White focused his attention on the notion of dependency, but another component of this process was disintegration. In traditional Indian society, nobody went hungry unless everybody did. Cooperation and sharing were essential components of every functional culture. The introduction of private property (personal wealth) inspired endless conflicts and roaring craziness. It always does. Harmony in the human sphere disintegrated. On a larger scale, traditional harmony with the ecosystem also disintegrated, as human society increasingly fell out of balance with the family of life.

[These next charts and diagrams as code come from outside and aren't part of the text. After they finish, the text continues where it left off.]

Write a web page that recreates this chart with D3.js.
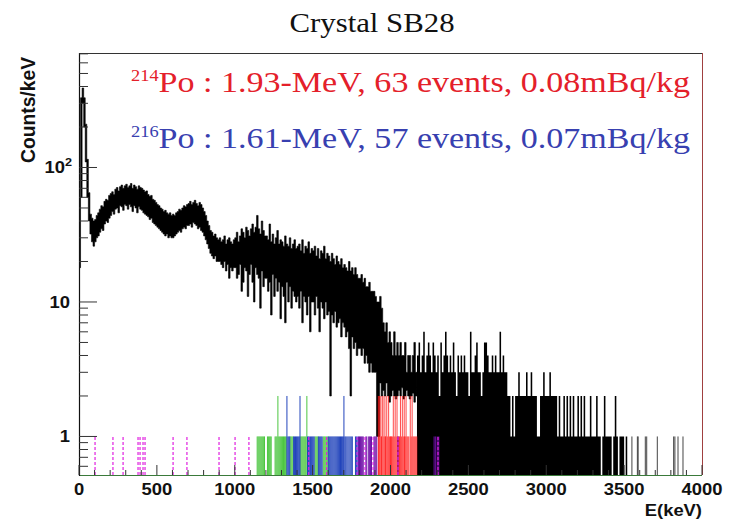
<!DOCTYPE html>
<html><head><meta charset="utf-8">
<script src="https://cdn.jsdelivr.net/npm/d3@7"></script>
<style>body{margin:0;background:#fff} svg{display:block}</style>
</head><body>
<svg id="c" width="736" height="521"></svg>
<script>
// ---------- data ----------
const binWidth = 10; // keV per bin of the envelope arrays
// upper / lower extent of the fluctuating black spectrum (counts/keV), 0 - 2170 keV
const bandHi = [
 60,330,390,330,210,115,65,45,42,40,
 41,44,46,49,52,51,56,58,57,62,
 64,66,63,69,71,67,72,74,70,73,
 75,71,73,76,70,74,72,69,73,71,
 70,68,66,67,63,61,62,58,57,55,
 53,52,50,49,47,48,46,45,46,44,
 45,44,46,47,49,48,50,52,51,53,
 54,56,53,55,57,54,52,55,53,50,
 47,44,40,37,34,33,31,32,30,29,
 30,28,29,31,27,29,30,28,27,29,
 30,33,28,31,35,33,30,36,34,31,
 35,38,33,36,44,35,32,40,34,31,
 31,29,38,28,32,27,30,34,27,29,
 28,26,31,27,26,30,25,27,29,25,
 26,27,24,29,23,26,25,28,23,25,
 24,26,22,25,21,24,23,26,21,23,
 22,20,23,21,19,22,20,19,21,18,
 19,18,17,20,17,18,16,18,16,15,
 15,16,14,15,13,13,14,12,12,12,
 11,10,10,11,9,7,6,7,5,6,
 5,4,6,4,5,4,5,4,4,5,
 3,4,4,3,4,5,3
];
const bandLo = [
 18,60,300,200,110,60,40,32,28,26,
 28,30,31,33,35,34,38,40,39,42,
 44,47,45,49,50,46,52,51,48,53,
 52,49,53,51,47,52,50,46,51,49,
 48,46,45,44,43,41,42,39,38,37,
 36,35,34,33,32,31,32,30,31,30,
 30,31,32,33,34,33,35,36,35,37,
 37,38,36,39,38,37,35,36,34,33,
 31,29,27,25,23,22,21,22,20,20,
 20,19,18,20,17,19,15,18,17,18,
 18,15,16,19,12,14,18,17,11,16,
 19,14,10,18,16,15,9,17,13,15,
 15,12,14,8,16,11,15,12,14,7.5,
 13,11,7,14,10,13,9,12,11,10,
 11,9,12,7,11,10,8,11,6,10,
 10,8,11,9,6,10,9,7.5,10,8,
 8.5,2,8,7,8.5,6.5,7,7.5,5.5,7,
 6.5,5.5,6,4.5,2,5.5,4.5,5,4,4.5,
 4.5,4,4.5,3.5,4,3.5,3,3.5,3,3,
 3,1,1,2.5,2,2.2,2,2.5,2,1.8,
 2,2.2,2,1.9,2,2.2,2,2.3,1.9,2,
 2.2,2,1.9,2,2.1,1.8,2
];
// sparse high-energy part: maximum counts/keV per 10 keV, 2170 - 3520 keV
const sparseStart = 2170;
const sparseMax = [
 4,5,3,4,6,3,4,5,4,3,
 5,4,3,4,2,5,3,4,6,4,
 3,4,3,5,3,2,4,3,4,3,
 4,3,3,2,6,3,3,4,5,3,
 3,2,3,5,5,4,3,3,4,3,
 4,3,3,6,3,4,3,3,2,2,
 1,2,1,2,2,3,2,2,2,2,
 3,2,2,3,2,2,2,1,1,2,
 2,3,2,2,2,3,2,2,2,2,
 1,2,1,1,2,1,2,1,2,1,
 2,1,1,2,1,2,1,2,1,1,
 1,2,1,1,1,2,1,1,0,1,
 2,1,1,1,1,0,1,2,1,0,
 1,1,1,0,1
];
const tailEvents = [3550,3585,3590,3636,3645,3713,3818,3826,3846,3878];
// selected alpha-candidate events (keV)
const magentaEvents = [103,218,283,379,392,411,424,604,693,899,1002,1091,1475,1590,1785,1836,1888,2048,2305];
const greenEvents = [1144,1150,1156,1162,1168,1174,1180,1186,1191,1210,1216,1222,1228,1234,
 1259,1265,1271,1277,1277,1283,1289,1295,1301,1307,1313,1319,1325,1331,
 1356,1362,1368,1374,1420,1426,1432,1438,1444,1450,1456,1463,1463,
 1516,1522,1528,1534,1568,1574,1580,1586,1592,1598];
const blueEvents = [1335,1335,1341,1347,1353,1378,1384,1390,1396,1402,1408,1414,1419,1419,
 1467,1473,1479,1486,1492,1498,1504,1510,1537,1543,1549,1555,1561,
 1601,1607,1613,1619,1625,1631,1637,1643,1649,1655,1661,1667,1673,1679,1685,1691,1697,
 1701,1701,1707,1713,1720,1727,1734,1741,1748,1755,1775,1781,1790];
const violetEvents = [1795,1801,1807,1813,1819,1825,1842,1848,1860,1866,1872,1878,1894,1900,1906,1912,2045,2052,2280,2290,2300,2310];
const redEvents = [1922,1922,1925,1928,1928,1934,1934,1940,1943,1946,1946,1952,1952,1958,1964,1964,1967,1970,1976,1976,
 1982,1988,1988,1994,2000,2003,2006,2012,2018,2018,2024,2030,2030,2036,2042,2042,2054,2058,2064,2064,
 2070,2076,2076,2082,2088,2088,2091,2094,2100,2100,2106,2112,2118,2127,2127,2133,2139,2139,2145,2151,2157,2163,2169];
const xTickValues = [0,500,1000,1500,2000,2500,3000,3500,4000];
const yTickValues = [1,10,100];
const titleText = "Crystal SB28";
const po214 = {sup:"214", text:"Po : 1.93-MeV, 63 events, 0.08mBq/kg"};
const po216 = {sup:"216", text:"Po : 1.61-MeV, 57 events, 0.07mBq/kg"};

// ---------- layout ----------
const L = 79, R = 702, T = 53, B = 475;
const SX = 1.15; // horizontal stretch of the original picture
const svg = d3.select("#c");
const x = d3.scaleLinear().domain([0,4000]).range([L,R]);
const y = d3.scaleLog().domain([0.517,710]).range([B,T]);
const sans = "'Liberation Sans', Arial, Helvetica, sans-serif";
const serif = "'Liberation Serif', 'Times New Roman', Times, serif";

svg.append("defs").append("clipPath").attr("id","clip")
  .append("rect").attr("x",L).attr("y",T).attr("width",R-L).attr("height",B-T);
const plot = svg.append("g").attr("clip-path","url(#clip)");

// black spectrum band
const band = bandHi.map((h,i)=>({e:i*binWidth, hi:h, lo:bandLo[i]}));
band.push({e:band.length*binWidth, hi:bandHi[bandHi.length-1], lo:bandLo[bandLo.length-1]});
plot.append("path").datum(band)
  .attr("d", d3.area().x(d=>x(d.e)).y0(d=>y(d.lo)).y1(d=>y(d.hi)).curve(d3.curveStepAfter))
  .attr("fill","#000").attr("stroke","#000").attr("stroke-width",0.6);

// sparse part
const sp = sparseMax.map((v,i)=>({e:sparseStart+i*binWidth, v}));
sp.push({e:sparseStart+sparseMax.length*binWidth, v:0});
plot.append("path").datum(sp)
  .attr("d", d3.area().x(d=>x(d.e)).y0(B).y1(d=>d.v>0?y(d.v):B).curve(d3.curveStepAfter))
  .attr("fill","#000");
plot.selectAll(".tail").data(tailEvents).join("line")
  .attr("x1",d=>x(d)).attr("x2",d=>x(d)).attr("y1",B).attr("y2",y(1))
  .attr("stroke","#444").attr("stroke-width",1);

function drawEvents(list, color, dash, width, op){
  const counts = Array.from(d3.rollup(list, v=>v.length, d=>d));
  plot.append("g").selectAll("line").data(counts).join("line")
    .attr("x1",d=>x(d[0])).attr("x2",d=>x(d[0]))
    .attr("y1",B).attr("y2",d=>y(d[1]))
    .attr("stroke",color).attr("stroke-width",width).attr("stroke-opacity",op)
    .attr("stroke-dasharray",dash||null);
}
drawEvents(greenEvents,"#4cc640",null,1,1);
drawEvents(blueEvents,"#2244bb",null,1,1);
drawEvents(violetEvents,"#7010a8",null,1,1);
drawEvents(redEvents,"#ff1a1a",null,1,0.8);
drawEvents(magentaEvents,"#e020e0","3,2",1.2,1);

// frame
svg.append("line").attr("x1",L).attr("x2",R).attr("y1",T+0.5).attr("y2",T+0.5).attr("stroke","#333");
svg.append("line").attr("x1",R+0.5).attr("x2",R+0.5).attr("y1",T).attr("y2",B).attr("stroke","#a04040");
svg.append("line").attr("x1",L).attr("x2",R).attr("y1",B+0.5).attr("y2",B+0.5).attr("stroke","#3a7a3a");
svg.append("line").attr("x1",L+0.5).attr("x2",L+0.5).attr("y1",T).attr("y2",B+1).attr("stroke","#111").attr("stroke-width",1.2);

// x ticks
const g = svg.append("g").attr("stroke","#333").attr("stroke-width",1);
d3.range(0,4001,100).forEach(v=>{
  const len = v%500===0?10:5;
  g.append("line").attr("x1",x(v)).attr("x2",x(v)).attr("y1",B).attr("y2",B-len);
});
// y ticks
const minor = [0.6,0.7,0.8,0.9,2,3,4,5,6,7,8,9,20,30,40,50,60,70,80,90,200,300,400,500,600,700];
minor.forEach(v=>{ g.append("line").attr("x1",L).attr("x2",L+9).attr("y1",y(v)).attr("y2",y(v)); });
yTickValues.forEach(v=>{ g.append("line").attr("x1",L).attr("x2",L+18).attr("y1",y(v)).attr("y2",y(v)); });

// x labels
svg.selectAll(".xl").data(xTickValues).join("text")
  .attr("transform",d=>`translate(${x(d)},495) scale(${SX},1)`)
  .attr("text-anchor","middle").attr("font-family",sans).attr("font-weight","bold")
  .attr("font-size",16).attr("fill","#111").text(d=>d);
svg.append("text").attr("transform",`translate(${R},516) scale(${SX},1)`)
  .attr("text-anchor","end").attr("font-family",sans).attr("font-weight","bold")
  .attr("font-size",16).attr("fill","#111").text("E(keV)");

// y labels
yTickValues.forEach(v=>{
  const t = svg.append("text").attr("transform",`translate(${v===100?72:70},${y(v)+6})  scale(${SX},1)`)
    .attr("text-anchor","end").attr("font-family",sans).attr("font-weight","bold")
    .attr("font-size",16).attr("fill","#111");
  if(v===100){
    t.append("tspan").text("10");
    t.append("tspan").attr("font-size",11).attr("dy",-7).text(String(Math.log10(v)));
  } else t.text(String(v));
});
svg.append("text").attr("transform",`translate(35,57) scale(${SX},1) rotate(-90)`)
  .attr("text-anchor","end").attr("font-family",sans).attr("font-weight","bold")
  .attr("font-size",18).attr("textLength",106).attr("lengthAdjust","spacingAndGlyphs")
  .attr("fill","#111").text("Counts/keV");

// title
svg.append("text").attr("transform",`translate(372,32) scale(1.1,1)`)
  .attr("text-anchor","middle").attr("font-family",serif).attr("font-size",28)
  .attr("fill","#111").text(titleText);

// annotations
function annot(a, yb, color){
  const t = svg.append("text").attr("transform",`translate(131,${yb}) scale(${SX},1)`)
    .attr("font-family",serif).attr("fill",color);
  t.append("tspan").attr("font-size",16).attr("dy",-11.5).text(a.sup);
  t.append("tspan").attr("font-size",29.6).attr("dy",11.5).text(a.text);
}
annot(po214, 92, "#e4202a");
annot(po216, 148, "#3840b0");
</script>
</body></html>
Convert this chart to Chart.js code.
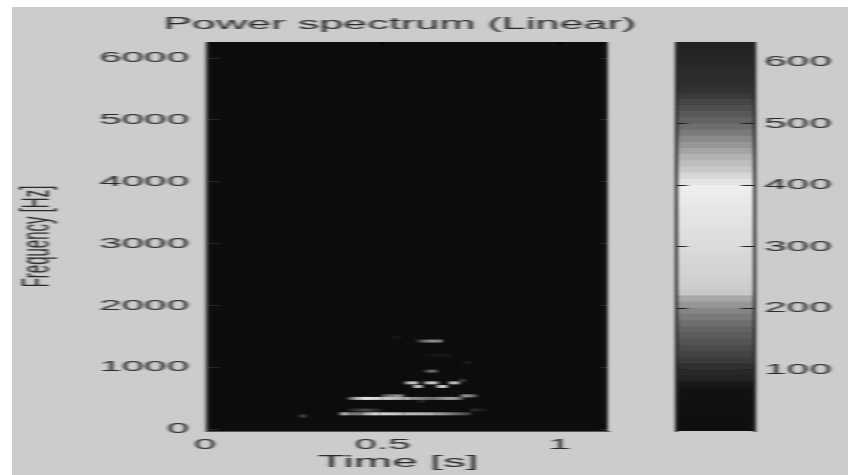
<!DOCTYPE html>
<html><head><meta charset="utf-8">
<script src="https://cdn.jsdelivr.net/npm/chart.js@4"></script>
<style>
html,body{margin:0;padding:0;background:#fff;overflow:hidden;width:848px;height:475px}
#bg{position:absolute;left:12px;top:7px;width:836px;height:468px;background:#cccccc}
.c{position:absolute;left:0;top:0;transform-origin:0 0;transform:scaleX(2.7);filter:blur(.5px)}
</style></head><body>
<div id="bg"></div>
<canvas id="spec" class="c" width="314" height="475"></canvas>
<canvas id="bar" class="c" width="314" height="475"></canvas>
<script>
const titleText = "Power spectrum (Linear)";
const xLabel = "Time [s]";
const yLabel = "Frequency [Hz]";
const timeTicks = [0, 0.5, 1];
const timeTickLabels = ["0", "0.5", "1"];
const freqTicks = [0, 1000, 2000, 3000, 4000, 5000, 6000];
const barTicks = [100, 200, 300, 400, 500, 600];

// Spectrogram ridges: frequency, then [time, grey level] knots along each ridge
const ridgeFreqs  = [246, 307, 307, 495, 537, 495, 537, 451, 747, 688, 747, 688, 747, 788, 936, 1423, 1487, 1192, 1074, 210];
const ridgeTimes  = [
  [.375,.39,.41,.44,.47,.49,.56,.65,.75],[.40,.45,.50],[.75,.80],[.40,.44,.50,.56],[.495,.53,.56],
  [.56,.58,.64,.70,.73],[.72,.75,.77],[.59,.62],[.56,.58,.60],[.585,.60,.615],[.615,.64,.66],
  [.65,.67,.685],[.685,.70,.72],[.72,.74],[.615,.64,.66],[.59,.63,.67],[.52,.55],[.60,.69],[.72,.75],[.26,.275,.29]
];
const ridgeLevels = [
  [50,210,120,130,225,215,190,170,60],[25,75,25],[50,14],[60,230,210,170],[60,150,130],
  [210,150,110,170,60],[130,150,30],[14,45],[90,220,190],[110,240,110],[110,225,110],
  [110,240,110],[110,225,110],[90,14],[30,125,30],[14,150,120],[14,30],[14,26],[14,36],[14,85,14]
];

// Colour bar: top edge value of each band and its grey level
const bandTops = [10,20,30,40,50,60,70,80,90,100,110,120,130,140,150,160,170,180,190,200,210,220,230,240,250,260,270,280,290,300,310,320,330,340,350,360,370,380,390,400,410,420,430,440,450,460,470,480,490,500,510,520,530,540,550,560,570,580,590,600,610,620,633];
const bandGreys = [15,15,15,16,16,17,18,24,36,40,48,60,68,76,84,92,100,110,122,134,150,168,200,206,208,210,212,214,216,218,220,222,224,226,228,230,232,234,236,238,228,215,200,190,178,165,150,138,122,110,98,88,78,70,58,50,46,44,42,40,38,36,34];

const grey = g => `rgb(${g},${g},${g})`;
const font = {family:"'Liberation Sans'", size:15};
const ink = "#2a2a2a";
const specCanvas = document.getElementById("spec");
const specCtx = specCanvas.getContext("2d");

const ridgeSets = ridgeFreqs.map((f,i)=>({
  type:"line",
  data: ridgeTimes[i].map(t=>({x:t,y:f})),
  borderWidth:3,
  pointRadius:0,
  borderCapStyle:"butt",
  borderColor: grey(ridgeLevels[i][0]),
  segment:{borderColor: ctx=>{
    const g=specCtx.createLinearGradient(ctx.p0.x,0,ctx.p1.x,0);
    g.addColorStop(0,grey(ridgeLevels[i][ctx.p0DataIndex]));
    g.addColorStop(1,grey(ridgeLevels[i][ctx.p1DataIndex]));
    return g;
  }}
}));

new Chart(specCanvas,{
  type:"line",
  data:{datasets:ridgeSets},
  options:{
    responsive:false,animation:false,devicePixelRatio:1,
    layout:{padding:{left:5,right:89,top:42,bottom:0}},
    plugins:{legend:{display:false},tooltip:{enabled:false},title:{display:false}},
    scales:{
      x:{type:"linear",min:0,max:1.135,
        afterFit:s=>{s.height=44;s.paddingLeft=0;s.paddingRight=0},
        afterBuildTicks:s=>{s.ticks=timeTicks.map(v=>({value:v}))},
        ticks:{font,color:ink,padding:5,maxRotation:0,autoSkip:false,callback:v=>timeTickLabels[timeTicks.indexOf(v)]},
        grid:{z:1,color:"#000",tickLength:0,drawTicks:false},border:{z:2,color:"#555",width:1,dash:[3,700]}},
      y:{type:"linear",min:-32,max:6262,
        afterFit:s=>{s.width=71},
        afterBuildTicks:s=>{s.ticks=freqTicks.map(v=>({value:v}))},
        ticks:{font,color:ink,padding:6,callback:v=>String(v)},
        grid:{z:1,color:"#262626",tickLength:0,drawTicks:false},border:{z:2,color:"#555",width:1,dash:[4,141,4,50]},
        title:{display:true,text:yLabel,font,color:ink,padding:{top:0,bottom:0}}}
    }
  },
  plugins:[{id:"plotBack",beforeDatasetsDraw(c){
    const a=c.chartArea,x=c.ctx;x.save();x.fillStyle="#0c0c0c";x.fillRect(a.left,a.top,a.width,a.height);x.restore();
  },afterDraw(c){
    const x=c.ctx;x.save();x.font="16px 'Liberation Sans'";x.fillStyle=ink;x.textAlign="center";x.textBaseline="bottom";
    x.fillText(titleText,148,c.chartArea.top-9);
    x.font="17px 'Liberation Sans'";x.textBaseline="middle";
    x.fillText(xLabel,147.4,462);x.restore();
  }}]
});

new Chart(document.getElementById("bar"),{
  type:"bar",
  data:{labels:[""],datasets:bandTops.map((t,i)=>({
    data:[[i?bandTops[i-1]:0,t]],
    backgroundColor:grey(bandGreys[i]),
    borderWidth:0,
    barPercentage:1,categoryPercentage:1,grouped:false
  }))},
  options:{
    responsive:false,animation:false,devicePixelRatio:1,
    layout:{padding:{left:250,right:0,top:42,bottom:44}},
    plugins:{legend:{display:false},tooltip:{enabled:false}},
    scales:{
      x:{display:false,offset:true,afterFit:s=>{s.height=0}},
      y:{position:"right",min:0,max:633,
        afterFit:s=>{s.width=314-279},
        afterBuildTicks:s=>{s.ticks=barTicks.map(v=>({value:v}))},
        ticks:{font,color:ink,padding:4},
        grid:{z:1,color:"#222",lineWidth:1,tickLength:0,drawTicks:false},
        border:{z:2,dash:[4.5,20,4.5,50],color:"#222",width:1}},
      yl:{position:"left",min:0,max:633,
        afterFit:s=>{s.width=0},
        ticks:{display:false},grid:{z:1,color:"rgba(0,0,0,0)",drawTicks:false},
        border:{z:2,color:"#222",width:1}}
    }
  }
});
</script>
</body></html>
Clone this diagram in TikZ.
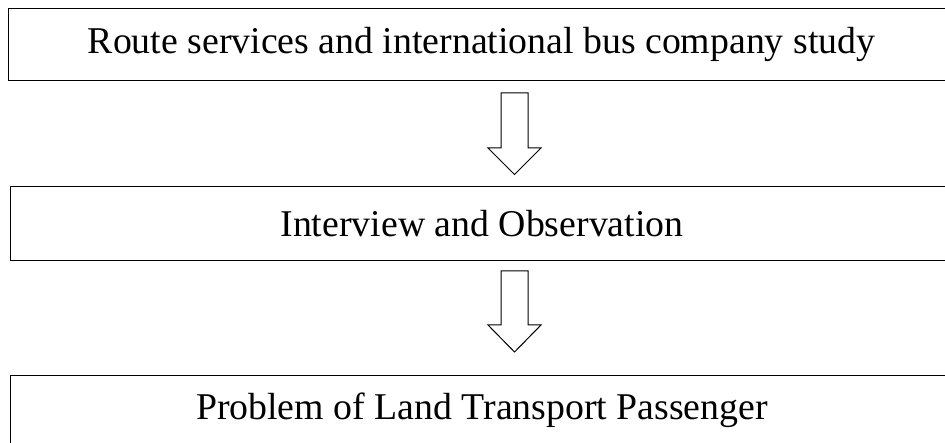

All three tribes practiced primitive agriculture. Prior to 1492, they had no livestock to produce manure for maintaining soil fertility, a serious shortcoming that contributed to rapid depletion of the land. History informs us that agriculture is almost never sustainable in the long run. It creates more problems than it solves. It’s vitally important to remember that.
All three tribes were seriously affected by normal climate variations. Today, in our temporary energy wonderland, food is promptly shipped in to regions suffering from crop failures, and famine is avoided. Almost all societies in human history lacked this safety net. Instead, intelligent societies created a safety net based on deliberately maintaining a population that was well below the carrying capacity of their wild and healthy ecosystem. Remember that.
White, Richard, The Roots of Dependency, University of Nebraska Press, Lincoln, 1983.